While our early droplet faceting experiments involved only the C16:C18­TAB system, recently we have extended this work to several other alkane:surfactant combinations. In particular, varying the alkyl chain lengths of both the alkane and the surfactant allows the values of Td and Tm to be tuned. The chain length mismatch between the alkane and the surfactant has an even more dramatic influence on the faceting phenomena: when the mismatch does not allow for an efficient co-crystallization, the interfacial crystal is unstable and the droplets remain spherical down to the alkane’s melting temperature T. We employed a combination of several different methods: Wilhelmy plate measurements, pendant drop technique, and a specially-devised new ‘microdroplet shape tensiometry’, to measure the interfacial tension of these droplets γ(T) over a range of values spanning several orders of magnitude[3]. From these measurements, we extracted the entropy loss ΔSIF at the interfacial freezing transition for a range of alkane:surfactant combinations (Figure 1). The observed linear dependence of ΔSIF on the chain length demonstrates that (only) a single monolayer of alkane freezes in all these systems; moreover, the structure of this monolayer is largely unchanged for all combinations studied. Finally these ΔSIF values are similar to the ones detected for crystalline alkane monolayers forming at liquid-air surfaces of pure alkane melts, an effect known as `surface freezing’. Thus, similar physical mechanisms possibly play a role in both cases.

Figure 1. γ(T)-derived surface entropy loss ΔSIF at T=Ts, for Cn:C16TAB (blue down-triangles) and Cn:C18TAB (brown up-triangles), matching ΔS of surface freezing in pure alkane melts (red circles); here n is the carbon number.

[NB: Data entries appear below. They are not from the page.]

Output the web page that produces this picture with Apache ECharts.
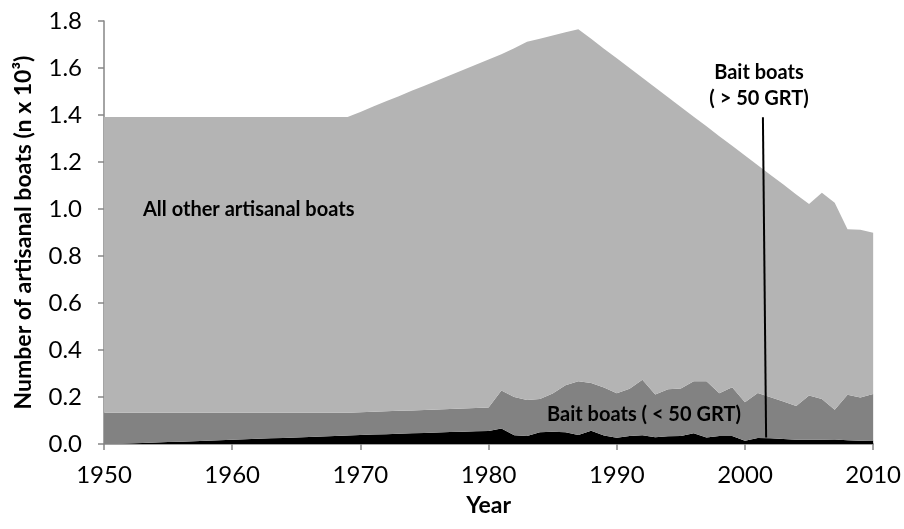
<!DOCTYPE html>
<html>
<head>
<meta charset="utf-8">
<script src="https://cdn.jsdelivr.net/npm/echarts@6/dist/echarts.min.js"></script>
<style>
  html, body { margin: 0; padding: 0; background: #ffffff; }
  #chart { width: 904px; height: 529px; }
</style>
</head>
<body>
<div id="chart"></div>
<script>
// Years covered by the series
const years = [];
for (let y = 1950; y <= 2010; y++) years.push(String(y));

// Total artisanal boats (thousands) — upper edge of the stacked areas
const totalBoats = [
  1.391, 1.391, 1.391, 1.391, 1.391, 1.391, 1.391, 1.391, 1.391, 1.391,
  1.391, 1.391, 1.391, 1.391, 1.391, 1.391, 1.391, 1.391, 1.391, 1.391,
  1.413, 1.436, 1.458, 1.480, 1.503, 1.525, 1.547, 1.569, 1.592, 1.614,
  1.636, 1.658, 1.684, 1.712, 1.725, 1.738, 1.752, 1.765, 1.724, 1.682,
  1.641, 1.600, 1.558, 1.517, 1.476, 1.434, 1.393, 1.352, 1.310, 1.269,
  1.228, 1.186, 1.145, 1.104, 1.062, 1.021, 1.069, 1.027, 0.914, 0.912,
  0.899
];

// All bait boats together (thousands)
const baitBoatsAll = [
  0.133, 0.133, 0.133, 0.133, 0.133, 0.133, 0.133, 0.133, 0.133, 0.133,
  0.133, 0.133, 0.133, 0.133, 0.133, 0.133, 0.133, 0.133, 0.133, 0.133,
  0.135, 0.137, 0.139, 0.141, 0.143, 0.145, 0.147, 0.149, 0.151, 0.153,
  0.155, 0.228, 0.200, 0.187, 0.192, 0.215, 0.250, 0.267, 0.260, 0.240,
  0.216, 0.235, 0.273, 0.211, 0.233, 0.236, 0.267, 0.267, 0.216, 0.242,
  0.178, 0.217, 0.199, 0.181, 0.162, 0.206, 0.192, 0.146, 0.210, 0.198,
  0.213
];

// Bait boats above 50 GRT (thousands)
const baitBoatsLarge = [
  0.000, 0.000, 0.002, 0.004, 0.006, 0.008, 0.010, 0.012, 0.014, 0.016,
  0.018, 0.020, 0.022, 0.024, 0.026, 0.028, 0.030, 0.032, 0.034, 0.036,
  0.038, 0.040, 0.042, 0.044, 0.046, 0.047, 0.049, 0.051, 0.052, 0.054,
  0.055, 0.066, 0.037, 0.034, 0.050, 0.052, 0.050, 0.038, 0.056, 0.036,
  0.027, 0.034, 0.037, 0.029, 0.033, 0.034, 0.046, 0.028, 0.034, 0.034,
  0.014, 0.026, 0.025, 0.021, 0.018, 0.018, 0.018, 0.019, 0.016, 0.014,
  0.015
];

const yTickLabels = ['0.0', '0.2', '0.4', '0.6', '0.8', '1.0', '1.2', '1.4', '1.6', '1.8'];
const xTickLabels = ['1950', '1960', '1970', '1980', '1990', '2000', '2010'];

// Per-group values for stacking
const r3 = v => Math.round(v * 1000) / 1000;
const baitBoatsSmall = baitBoatsAll.map((v, i) => r3(v - baitBoatsLarge[i]));
const otherBoats = totalBoats.map((v, i) => r3(v - baitBoatsAll[i]));

const FONT = 'Lato, "Open Sans", sans-serif';
const AXIS_GREY = '#868686';
const decade = (idx, val) => xTickLabels.indexOf(String(val)) >= 0;

const chart = echarts.init(document.getElementById('chart'), null, { renderer: 'canvas' });

function areaSeries(name, data, color) {
  return {
    name: name,
    type: 'line',
    stack: 'boats',
    data: data,
    symbol: 'none',
    showSymbol: false,
    lineStyle: { width: 0 },
    areaStyle: { color: color, opacity: 1 },
    itemStyle: { color: color },
    silent: true,
    animation: false
  };
}

function labelText(text, pos, extra) {
  return Object.assign({
    type: 'text', z: 100, silent: true,
    style: Object.assign({
      text: text, fontFamily: FONT, fontWeight: 'bold', fontSize: 20, fill: '#000'
    }, extra || {})
  }, pos);
}

chart.setOption({
  animation: false,
  backgroundColor: '#ffffff',
  grid: { left: 104, right: 29, top: 21, bottom: 85, containLabel: false },
  xAxis: {
    type: 'category',
    data: years,
    boundaryGap: false,
    name: 'Year',
    nameLocation: 'middle',
    nameGap: 50,
    nameTextStyle: { fontFamily: FONT, fontWeight: 'bold', fontSize: 23, color: '#000' },
    axisLine: { show: true, lineStyle: { color: AXIS_GREY, width: 1.5 } },
    axisTick: { show: true, length: 6, interval: decade, lineStyle: { color: AXIS_GREY, width: 1.5 } },
    axisLabel: {
      fontFamily: FONT, fontSize: 24, color: '#000', margin: 19,
      interval: decade, showMinLabel: true, showMaxLabel: true
    },
    splitLine: { show: false }
  },
  yAxis: {
    type: 'value',
    min: 0,
    max: 1.8,
    interval: 0.2,
    name: 'Number of artisanal boats (n x 10³)',
    nameLocation: 'middle',
    nameGap: 69,
    nameTextStyle: { fontFamily: FONT, fontWeight: 'bold', fontSize: 23, color: '#000' },
    axisLine: { show: true, lineStyle: { color: AXIS_GREY, width: 1.5 } },
    axisTick: { show: true, length: 6, lineStyle: { color: AXIS_GREY, width: 1.5 } },
    axisLabel: {
      fontFamily: FONT, fontSize: 24, color: '#000', margin: 22,
      formatter: v => yTickLabels[Math.round(v / 0.2)]
    },
    splitLine: { show: false }
  },
  series: [
    areaSeries('Bait boats ( > 50 GRT)', baitBoatsLarge, '#000000'),
    areaSeries('Bait boats ( < 50 GRT)', baitBoatsSmall, '#828282'),
    areaSeries('All other artisanal boats', otherBoats, '#b4b4b4')
  ]
});

// Leader line from the "> 50 GRT" label down to its thin band, placed through the axes
const px = (cat, v) => chart.convertToPixel({ gridIndex: 0 }, [cat, v]);
const a = px('2001', 1.39), b = px('2002', 1.39), c = px('2001', 0.028);
const yearStep = b[0] - a[0];
const lineTop = [a[0] + 0.4 * yearStep, a[1]];
const lineBottom = [a[0] + 0.65 * yearStep, c[1]];

chart.setOption({
  graphic: [
    {
      type: 'line', z: 100, silent: true,
      shape: { x1: lineTop[0], y1: lineTop[1], x2: lineBottom[0], y2: lineBottom[1] },
      style: { stroke: '#000', lineWidth: 2 }
    },
    labelText('All other artisanal boats', { left: 143, top: 200 }),
    labelText('Bait boats ( < 50 GRT)', { x: 644, y: 415 }, { align: 'center', verticalAlign: 'middle' }),
    labelText('Bait boats\n( > 50 GRT)', { x: 759, y: 86 }, { lineHeight: 26, align: 'center', verticalAlign: 'middle' })
  ]
});
</script>
</body>
</html>
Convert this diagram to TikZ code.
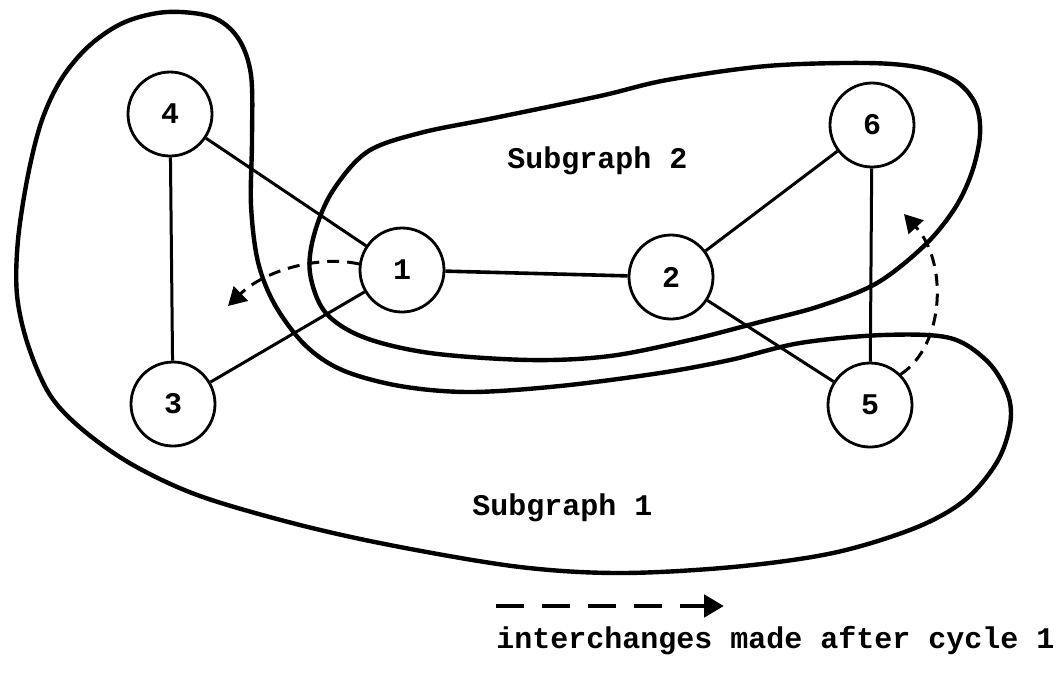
\documentclass[tikz,border=0pt]{standalone}
\usepackage{fontspec}
\setmonofont{Liberation Mono}
\usetikzlibrary{arrows.meta}
\begin{document}
\begin{tikzpicture}[x=0.5pt,y=-0.5pt,
  tt/.style={font=\ttfamily\bfseries\fontsize{15}{15}\selectfont},
  vertex/.style={tt,circle,draw,line width=1.4pt,minimum size=42pt,inner sep=0pt},
  edge/.style={line width=1.5pt},
  outline/.style={line width=2.2pt,line join=round},
  swap/.style={line width=1.5pt,dash pattern=on 6pt off 4pt,
    -{Triangle[length=9pt,width=10pt]}},
  legendarrow/.style={line width=2.4pt,dash pattern=on 14pt off 9pt,
    -{Triangle[length=10pt,width=11pt]}},
  caption/.style={tt,anchor=base west,inner sep=0pt}]
\useasboundingbox (0,0) rectangle (1060,677);
\fill[white] (0,0) rectangle (1060,677);

% vertices
\node[vertex] (n1) at (402,270) {1};
\node[vertex] (n2) at (671,277) {2};
\node[vertex] (n3) at (173,404) {3};
\node[vertex] (n4) at (170,114) {4};
\node[vertex] (n5) at (870,405) {5};
\node[vertex] (n6) at (872,125) {6};

% edges
\draw[edge] (n4) -- (n3);
\draw[edge] (n4) -- (n1);
\draw[edge] (n1) -- (n3);
\draw[edge,line width=1.8pt] (n1) -- (n2);
\draw[edge] (n2) -- (n6);
\draw[edge] (n2) -- (n5);
\draw[edge] (n6) -- (n5);

% boundary of subgraph 1: nodes 4, 3, 5
\draw[outline] plot[smooth cycle,tension=0.55] coordinates {
  (167,12) (212,17) (238,38) (251,75) (252,140) (251,205) (258,262)
  (275,305) (305,345) (342,370) (400,386) (470,392) (560,386) (660,373)
  (730,360) (800,343) (883,335) (950,338) (988,362) (1008,395) (1010,425)
  (997,462) (965,500) (915,528) (833,553) (733,567) (620,573) (520,567)
  (400,547) (300,525) (200,496) (133,465) (83,430) (50,395) (28,345)
  (17,295) (18,240) (28,175) (42,120) (62,78) (90,45) (125,22)};

% boundary of subgraph 2: nodes 1, 2, 6
\draw[outline] plot[smooth cycle,tension=0.55] coordinates {
  (867,63) (922,68) (957,82) (976,105) (980,135) (972,172) (955,208)
  (925,245) (877,283) (820,306) (760,322) (690,340) (610,356) (530,360)
  (430,353) (363,337) (325,312) (310,273) (314,235) (332,192) (367,152)
  (420,133) (494,118) (600,96) (667,80) (767,66)};

% interchanges
\coordinate (t1) at (228,306);
\coordinate (t5) at (904,214);
\draw[swap] (n1.172) .. controls (320,255) and (265,270) .. (t1);
\draw[swap] (n5.45) .. controls (945,345) and (948,262) .. (t5);

% captions
\node[caption] (s2) at (507,168) {Subgraph 2};
\node[caption] (s1) at (472,515) {Subgraph 1};
\coordinate (la) at (496,606);
\coordinate (lb) at (724,606);
\draw[legendarrow] (la) -- (lb);
\node[caption] (leg) at (496,648) {interchanges made after cycle 1};
\end{tikzpicture}
\end{document}
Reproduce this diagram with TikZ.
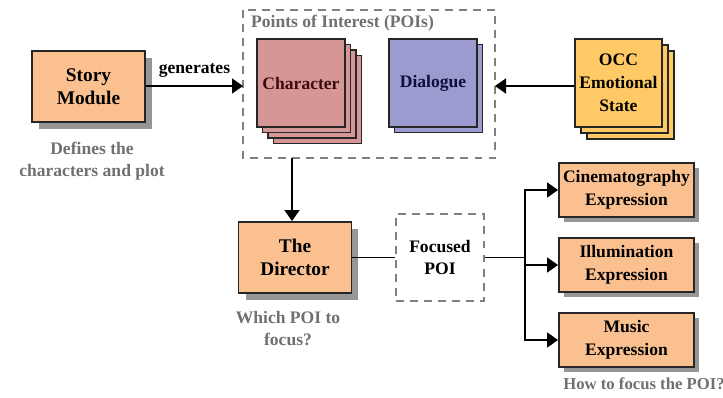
\documentclass[tikz,border=0pt]{standalone}
\usepackage{fontspec}
\setmainfont{Liberation Serif}
\usetikzlibrary{arrows.meta}
\definecolor{storyfill}{RGB}{250,192,144}
\definecolor{charfill}{RGB}{214,150,150}
\definecolor{dialfill}{RGB}{155,155,208}
\definecolor{occfill}{RGB}{255,202,102}
\definecolor{shadowgray}{RGB}{150,150,150}
\definecolor{notegray}{RGB}{112,112,112}
\definecolor{dashgray}{RGB}{128,128,128}
\tikzset{
	box/.style={draw=black!85, line width=1.1pt, align=center, inner sep=0pt,
		font=\bfseries\fontsize{10}{13}\selectfont},
	bigbox/.style={box, fill=storyfill, minimum width=2.26cm, minimum height=1.42cm,
		font=\bfseries\fontsize{11}{13}\selectfont},
	bigshadow/.style={fill=shadowgray, minimum width=2.26cm, minimum height=1.42cm, inner sep=0pt},
	exprbox/.style={box, fill=storyfill, minimum width=2.7cm, minimum height=1.08cm},
	exprshadow/.style={fill=shadowgray, minimum width=2.7cm, minimum height=1.08cm, inner sep=0pt},
	charbox/.style={box, fill=charfill, minimum width=1.76cm, minimum height=1.76cm, text={rgb,255:red,60;green,12;blue,12}},
	dialbox/.style={box, fill=dialfill, minimum width=1.76cm, minimum height=1.76cm, text={rgb,255:red,15;green,15;blue,60}},
	occbox/.style={box, fill=occfill, minimum width=1.74cm, minimum height=1.76cm},
	dashbox/.style={draw=dashgray, line width=1pt, dash pattern=on 4.5pt off 3.5pt},
	note/.style={align=center, text=notegray, font=\bfseries\fontsize{10}{12.5}\selectfont},
	flow/.style={line width=0.9pt, -{Triangle[length=2.2mm,width=3mm]}},
	link/.style={line width=0.9pt}
}
\begin{document}
\begin{tikzpicture}[x=0.02cm, y=-0.02cm]
	\useasboundingbox (0,0) rectangle (723,398);
	% story module
	\node[bigshadow] (storyshadow) at (95.5,93.5) {};
	\node[bigbox] (story) at (88.5,86.5) {Story\\Module};
	\node[note] (storynote) at (92,161) {Defines the\\characters and plot};
	% points of interest
	\draw[dashbox] (243,10) rectangle (495,158);
	\coordinate (poiw) at (243,86);
	\coordinate (poie) at (495,86);
	\coordinate (pois) at (292,158);
	\node[note, anchor=west] (poilabel) at (245,23) {Points of Interest (POIs)};
	\node[charbox] (char3) at (317.5,99.5) {};
	\node[charbox] (char2) at (312,94) {};
	\node[charbox] (char1) at (306.5,88.5) {};
	\node[charbox] (char) at (301,83) {Character};
	\node[dialbox] (dial1) at (438.5,88.5) {};
	\node[dialbox] (dial) at (433,83) {Dialogue};
	% occ
	\node[occbox] (occ2) at (630.5,95) {};
	\node[occbox] (occ1) at (624.5,89) {};
	\node[occbox] (occ) at (618.5,83) {OCC\\Emotional\\State};
	\draw[flow] (story.east |- poiw) -- node[above=1pt, font=\bfseries\fontsize{10}{12}\selectfont] (gen) {generates} (poiw);
	\draw[flow] (occ.west |- poie) -- (poie);
	% director
	\node[bigshadow] (dirshadow) at (302,264.5) {};
	\node[bigbox] (director) at (295,257.5) {The\\Director};
	\node[note] (dirnote) at (288,329) {Which POI to\\focus?};
	\draw[flow] (pois) -- (pois |- director.north);
	\node[dashbox, align=center, font=\bfseries\fontsize{10}{13}\selectfont,
		minimum width=1.76cm, minimum height=1.74cm] (focused) at (440,257.5) {Focused\\POI};
	\draw[link] (director) -- (focused);
	\coordinate (split) at (525,257.5);
	\draw[link] (focused) -- (split);
	% expressions
	\node[exprshadow] (cineshadow) at (631.5,195) {};
	\node[exprbox] (cine) at (626.5,190) {Cinematography\\Expression};
	\node[exprshadow] (illushadow) at (631.5,270) {};
	\node[exprbox] (illu) at (626.5,265) {Illumination\\Expression};
	\node[exprshadow] (musicshadow) at (631.5,345) {};
	\node[exprbox] (music) at (626.5,340) {Music\\Expression};
	\draw[flow] (split) |- (cine.west);
	\draw[flow] (split) |- (illu.west);
	\draw[flow] (split) |- (music.west);
	\node[note, font=\bfseries\fontsize{9.5}{12}\selectfont] (hownote) at (644,384) {How to focus the POI?};
\end{tikzpicture}
\end{document}
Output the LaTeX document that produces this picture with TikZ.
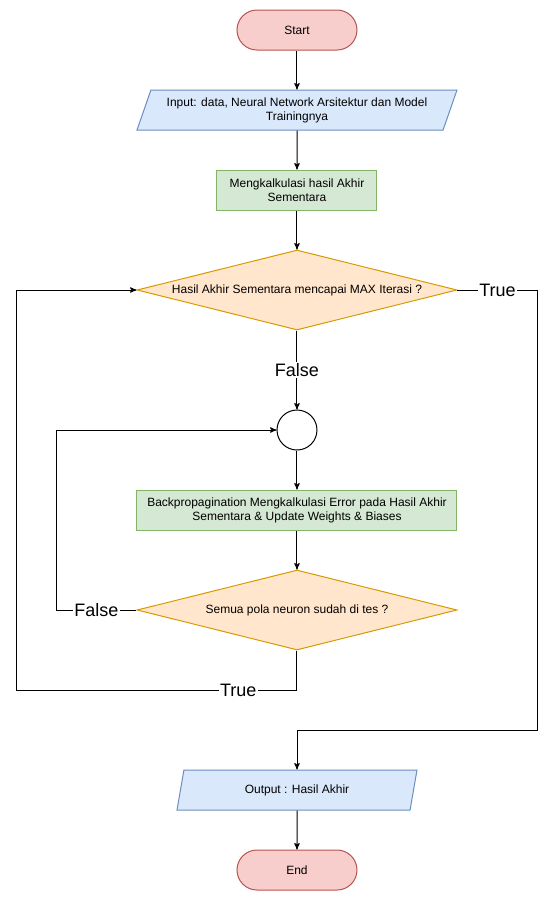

A similar n-slope is measured for pure alkanes’ bulk freezing (squares), with these data confirming transition domination by the freezing-out of the internal molecular degrees of freedom (green dashes). Thus, a similar effect prevails for the monolayer freezing at the liquid-liquid and liquid-air interfaces.

In conclusion, our research unveiled the topological mechanisms behind the unique sphere-icosahedron and icosahedron-platelet shape transitions of surfactant-stabilized alkane droplets suspended in an aqueous surfactant solution, for several different alkane:surfactant combinations. The ACS-PRF-ND grant enabled obtaining these highly significant results and was, and still is, instrumental in training several graduate students and postdoctoral researchers, as also in developing several collaborations with theoretical teams worldwide.


[1] S. Guttman et al., PNAS 113, 493 (2016).

[2] S. Guttman et al., Curr. Opin. Colloid Interface Sci. 22, 35 (2016).

[3] S. Guttman et al., Langmuir 33, 1305 (2017).